● **Exercise objective**:
Starting with the first line below, extract each line through the one that contains "import pandas as pd", inclusive, excluding pictures.

## Begin

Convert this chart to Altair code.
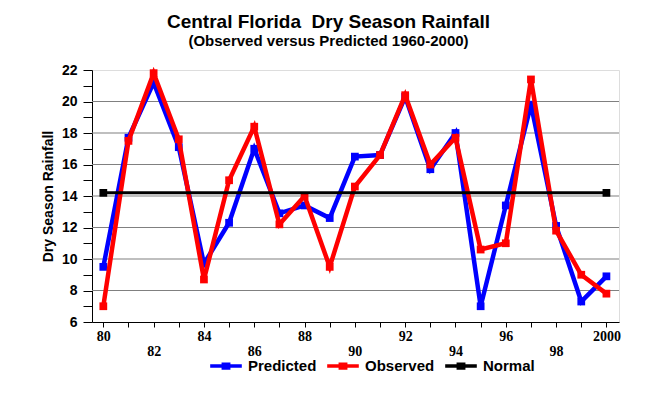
import altair as alt
import pandas as pd

years = list(range(1980, 2001))
predicted = [9.5, 17.7, 21.2, 17.1, 9.7, 12.3, 17.0, 12.9, 13.4, 12.6, 16.5,
             16.6, 20.3, 15.7, 18.0, 7.0, 13.4, 19.8, 12.1, 7.3, 8.9]
observed = [7.0, 17.5, 21.8, 17.6, 8.7, 15.0, 18.4, 12.2, 14.0, 9.5, 14.6,
            16.6, 20.4, 16.0, 17.7, 10.6, 11.0, 21.4, 11.8, 9.0, 7.8]
normal_years = [1980, 2000]
normal_values = [14.2, 14.2]
series_names = ["Predicted", "Observed", "Normal"]
series_colors = ["#0000FF", "#FF0000", "#000000"]
grid_values = [8, 10, 12, 14, 16, 18, 20]
y_ticks = list(range(6, 23))

rows = []
for y, v in zip(years, predicted):
    rows.append({"year": y, "value": v, "series": "Predicted"})
for y, v in zip(years, observed):
    rows.append({"year": y, "value": v, "series": "Observed"})
for y, v in zip(normal_years, normal_values):
    rows.append({"year": y, "value": v, "series": "Normal"})
df = pd.DataFrame(rows)
grid_df = pd.DataFrame({"value": grid_values})

x_enc = alt.X(
    "year:Q",
    scale=alt.Scale(domain=[1979.55, 2000.5], nice=False, zero=False),
    axis=alt.Axis(
        values=years,
        title=None,
        grid=False,
        labelExpr=("datum.value == 2000 ? '2000' : (datum.value % 2 == 1 ? '' : "
                   "(datum.value % 4 == 0 ? toString(datum.value - 1900) : "
                   "['', toString(datum.value - 1900)]))"),
        labelFont="Liberation Serif",
        labelFontWeight="bold",
        labelFontSize=14,
        labelColor="black",
        labelOverlap=False,
        labelFlush=False,
        labelLineHeight=15,
        tickSize=5,
        tickColor="black",
        domainColor="black",
        labelPadding=2,
    ),
)

y_enc = alt.Y(
    "value:Q",
    scale=alt.Scale(domain=[6, 22], nice=False, zero=False),
    axis=alt.Axis(
        values=y_ticks,
        title="Dry Season Rainfall",
        grid=False,
        labelExpr="datum.value % 2 == 0 ? datum.label : ''",
        labelFont="Liberation Sans",
        labelFontWeight="bold",
        labelFontSize=14,
        labelColor="black",
        labelOverlap=False,
        labelFlush=False,
        tickSize=9,
        tickColor="black",
        domainColor="black",
        labelPadding=6,
        titleFont="Liberation Sans",
        titleFontWeight="bold",
        titleFontSize=14,
        titleColor="black",
        titlePadding=6,
    ),
)

legend_path = "M-1,0L1,0M-0.17,-0.12L0.17,-0.12L0.17,0.12L-0.17,0.12Z"
color_enc = alt.Color(
    "series:N",
    scale=alt.Scale(domain=series_names, range=series_colors),
    legend=alt.Legend(
        orient="none",
        legendX=116,
        legendY=278,
        direction="horizontal",
        title=None,
        symbolType=legend_path,
        symbolSize=1000,
        symbolStrokeWidth=3.5,
        labelFont="Liberation Sans",
        labelFontWeight="bold",
        labelFontSize=15,
        labelColor="black",
        labelOffset=4,
        columnPadding=3,
    ),
)

grid = alt.Chart(grid_df).mark_rule(color="#808080", strokeWidth=1.2).encode(y=y_enc)

layers = [grid]
for name, width, size in [("Predicted", 4.5, 60), ("Observed", 4.5, 60), ("Normal", 3, 60)]:
    base = alt.Chart(df).transform_filter(alt.datum.series == name)
    layers.append(base.mark_line(strokeWidth=width).encode(x=x_enc, y=y_enc, color=color_enc))
    layers.append(base.mark_point(shape="square", filled=True, size=size, opacity=1).encode(
        x=x_enc, y=y_enc, color=color_enc))

chart = alt.layer(*layers).properties(
    width=527,
    height=252,
    autosize=alt.AutoSizeParams(type="none"),
    padding={"left": 84, "top": 62, "right": 30, "bottom": 60},
    title=alt.Title(
        "Central Florida\u00a0 Dry Season Rainfall",
        subtitle="(Observed versus Predicted 1960-2000)",
        font="Liberation Sans",
        fontSize=19,
        fontWeight="bold",
        color="black",
        subtitleFont="Liberation Sans",
        subtitleFontSize=15,
        subtitleFontWeight="bold",
        subtitleColor="black",
        subtitlePadding=2,
        anchor="middle",
        offset=14,
        dx=-27,
    ),
).configure_view(stroke="black", strokeWidth=1).configure(background="white")

chart.save("out.html", embed_options={"renderer": "svg", "actions": False})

## End

● **Response to this task**:
Convert this chart to Altair code.
import altair as alt
import pandas as pd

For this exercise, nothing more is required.